Beyler ! Bu nasıl bir mühendislik anlayışıdır? Şehir içinden geçen caddeyi otoyolmuş gibi düzenlemeyi, tahsil ettiğiniz ilimle nasıl bağdaştırabiliyorsunuz? Hiç mi Avrupa görmediniz? O kavşakları kapatıp binlerce insanı mağdur etmek yerine, sinyalizasyon sistemi kursaydınız daha medenî ve ilmî olmaz mıydı?

Onlarca insanı öldüren bu canavar yol, en son 22 Ocak 2011 tarihinde Lâdik kaymakamımızın annesi, babası ve 28 yaşındaki öğretmen kardeşini katletti.

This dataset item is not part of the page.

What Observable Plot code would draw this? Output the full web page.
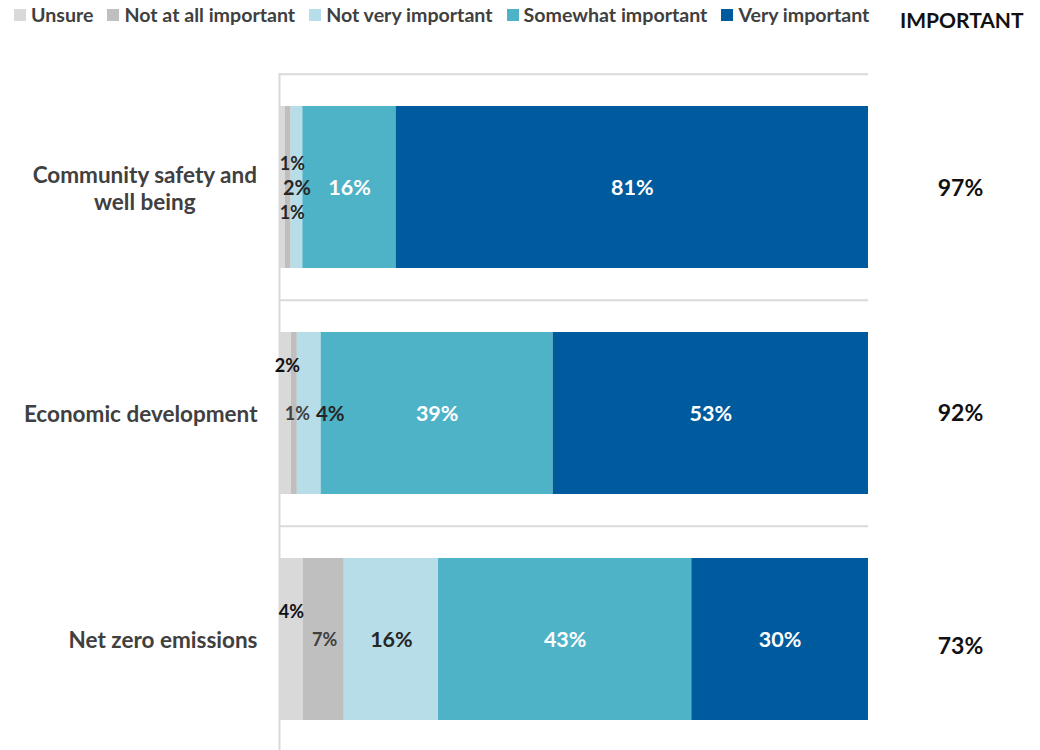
<!DOCTYPE html>
<html><head><meta charset="utf-8">
<script src="https://cdn.jsdelivr.net/npm/d3@7"></script>
<script src="https://cdn.jsdelivr.net/npm/@observablehq/plot@0.6"></script>
<style>
html,body{margin:0;padding:0;background:#fff;overflow:hidden;width:1040px;height:750px}
#wrap{position:relative;width:1040px;height:750px}
#legend{position:absolute;left:14px;top:3px;display:flex;align-items:center;font:bold 19.6px Lato, sans-serif;color:#404040;white-space:nowrap}
.item{display:flex;align-items:center;margin-right:14px}
.sw{width:12px;height:12px;margin-right:5px}
#hdr{position:absolute;left:900px;top:7px;font:bold 21px Lato, sans-serif;color:#111}
#chart{position:absolute;left:0;top:36px}
</style></head>
<body><div id="wrap"><div id="legend"></div><div id="hdr">IMPORTANT</div><div id="chart"></div></div>
<script>
// ---- data ----
const categories = ["Community safety and well being", "Economic development", "Net zero emissions"];
const categoryLabels = ["Community safety and\nwell being", "Economic development", "Net zero emissions"];
const series = ["Unsure", "Not at all important", "Not very important", "Somewhat important", "Very important"];
const unsure   = [1, 2, 4];
const notAtAll = [1, 1, 7];
const notVery  = [2, 4, 16];
const somewhat = [16, 39, 43];
const very     = [81, 53, 30];
const important = [97, 92, 73];
const colors = ["#d9d9d9", "#bfbfbf", "#b7dee8", "#4fb3c8", "#005a9e"];

// ---- label styling (manual placement like original) ----
const SMALL = 18, LARGE = 21.5;
const labelStyle = {
  "0|0": {dx: 10, dy: -23, size: SMALL, fill: "#262626"},
  "0|1": {dx: 4, dy: 26, size: SMALL, fill: "#262626"},
  "0|2": {dx: 0, dy: 1, size: 20, fill: "#262626"},
  "1|0": {dx: 2, dy: -47, size: SMALL, fill: "#111"},
  "1|1": {dx: 3, dy: 1, size: SMALL, fill: "#404040"},
  "1|2": {dx: 21, dy: 1, size: 20.5, fill: "#262626"},
  "2|0": {dx: 0, dy: -27, size: SMALL, fill: "#111"},
  "2|1": {dx: 1, dy: 1, size: SMALL, fill: "#404040"},
  "2|2": {dx: 0, dy: 1, size: LARGE, fill: "#262626"}
};
const importantDy = [1, 0, 7];

const valuesBySeries = [unsure, notAtAll, notVery, somewhat, very];
const rows = [];
categories.forEach((c, i) => {
  const total = d3.sum(valuesBySeries, v => v[i]);
  let cum = 0;
  series.forEach((s, j) => {
    const v = valuesBySeries[j][i];
    rows.push({category: c, series: s, value: v, mid: (cum + v / 2) / total, ci: i, sj: j});
    cum += v;
  });
});

// ---- legend ----
const legend = document.getElementById("legend");
series.forEach((s, j) => {
  const it = document.createElement("div"); it.className = "item";
  const sw = document.createElement("div"); sw.className = "sw"; sw.style.background = colors[j];
  const t = document.createElement("span"); t.textContent = s;
  it.append(sw, t); legend.append(it);
});

// ---- chart ----
const H = 717, MT = 37, MB = 0;
const step = (H - MT - MB) / categories.length;
const ctx = document.createElement("canvas").getContext("2d");
const catFont = 22.5;
ctx.font = `bold ${catFont}px Lato`;

const marks = [
  Plot.ruleY(categories, {y: d => d, dy: -step / 2, stroke: "#d9d9d9", strokeWidth: 2}),
  Plot.ruleX([0], {stroke: "#d9d9d9", strokeWidth: 2}),
  Plot.barX(rows, Plot.stackX({x: "value", y: "category", fill: "series", order: series, offset: "normalize"}))
];
rows.forEach(r => {
  const st = labelStyle[`${r.ci}|${r.sj}`] || {dx: 0, dy: 1, size: LARGE, fill: "#fff"};
  marks.push(Plot.text([r], {x: "mid", y: "category", text: d => d.value + "%", dx: st.dx, dy: st.dy,
    fontSize: st.size, fontWeight: "bold", fill: st.fill}));
});
categories.forEach((c, i) => {
  const w = d3.max(categoryLabels[i].split("\n"), l => ctx.measureText(l).width);
  marks.push(Plot.text([c], {y: d => d, text: () => categoryLabels[i], frameAnchor: "left", textAnchor: "middle",
    dx: -(22 + w / 2), lineHeight: 1.2, fontSize: catFont, fontWeight: "bold", fill: "#404040"}));
  marks.push(Plot.text([c], {y: d => d, text: () => important[i] + "%", frameAnchor: "right", textAnchor: "middle",
    dx: 92, dy: importantDy[i], fontSize: 23, fontWeight: "bold", fill: "#111"}));
});

const chart = Plot.plot({
  width: 1040, height: H,
  marginLeft: 279, marginRight: 172, marginTop: MT, marginBottom: MB,
  x: {axis: null, domain: [0, 1]},
  y: {axis: null, domain: categories, paddingInner: 0.285, paddingOuter: 0.1425},
  color: {domain: series, range: colors},
  style: {fontFamily: "Lato, sans-serif", background: "transparent", overflow: "visible"},
  marks
});
document.getElementById("chart").append(chart);
</script>
</body></html>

Medyaya yansıyan haberlere göre kaza, gece saat 1.30 civarında ışıklı kavşakta meydana geldi. Ve edinilen bilgiye göre, kaymakamın öğretmen kardeşinin kullandığı otomobil, direksiyon hakimiyetinin kaybedilmesi sonucu refüj bordür taşlarına çarparak takla attı.

Haberlere yansıyan bilgi bu. Ben de sizinle haberlere yansımayan gerçekleri paylaşayım.

Kazanın olduğu yerde, bugün hâlâ kaplumbağa hızıyla devam eden mühendislik ilmiyle asla bağdaşmayan dönel kavşak inşaati vardı. İnşaat bitmemesine rağmen her türlü ışıklı ışıksız uyarı ekipmanları yoldan kaldırılmıştı. Üstelik haberde belirtildiği gibi, kavşak ışıklı değildi, zira inşaat esnasında eski trafik lambaları sökülmüştü, yenileri de henüz dikilmemişti.

Dönel kavşak yeniden düzenlendiği için, yolun güzergahı birkaç metrelik farka uğramış ve bu farka uygun yeni şerit çizgileri çizilmişti. Eski şerit çizgileri silinmemiş, sadece üzeri siyah bir boya ile boyanmıştı. Dönel kavşak yüzünden dümdüz olan yol, bir anda virajlı hâle gelmişti. Çok dikkatli olunmadığında üzeri siyaha boyanan ve özellikle gece, cadde lambalarının ışığıyla parlayan eski şerit çizgileri sürücüleri yanıltıyor.

Deliller karartılmadan bugün gidin bakın, eski şerit çizgileri, üzerindeki siyah boyanın silinmesinden dolayı kısmen ortaya çıkmıştır.

Aracı kullanan merhum öğretmenin hızı ne kadardı bilemem. Ancak merhumun yerine kendinizi koyun ve tahayyül edin. Hiçbir trafik levha, işaret ve lambasının olmadığı, dönel kavşak inşaatı olan bir yolda, varsayın ki aşırı hızlısınız, varsayın ki dikkatsizsiniz. Bir anlık göz yanılması sonucu eski şerit çizgilerini takip ederken dümdüz olan yol bir anda virajlaşıyor ve önünüze yola 30-40 cm kadar yakın yerleştirilen dönel kavşağın bordür taşları çıkıyor. Son anda taşlara çarpmamak için yaptığınız manevra kâr etmiyor ve takla atıyorsunuz.

Bu durumda tek suçlu siz misiniz? Kuralına uygun uyarı levha ve ışıkları olsaydı, yontma taş devrinden kalma o taşlar yerine çelik bariyer olsaydı, kavşak mühendislik ilmine uygun inşa edilseydi, eski şerit çizgileri tamamen silinseydi… Bu feci kaza yine olur muydu?

Sadece silah diye tabir edilen aletlerle cinayet işleyenler mi ceza alacak bu ülkede?
İnancımıza göre bir insanı öldürene, bütün insanlığın katili gözüyle bakıyorsak eğer, yeryüzünün bu en büyük katliamının müsebbibleri hak ettikleri cezayı, mâşeri vicdanın ferahlaması adına, ne zaman görecek?
Bugün de yazımızı Mehmet Âkif’imizden his yüklü iki dizeyle nihayetlendirelim…

“Kahraman ecdadınızdan sizde bir kan yok mudur?
Yoksa, istikbalinizden korkulur, pek korkulur.”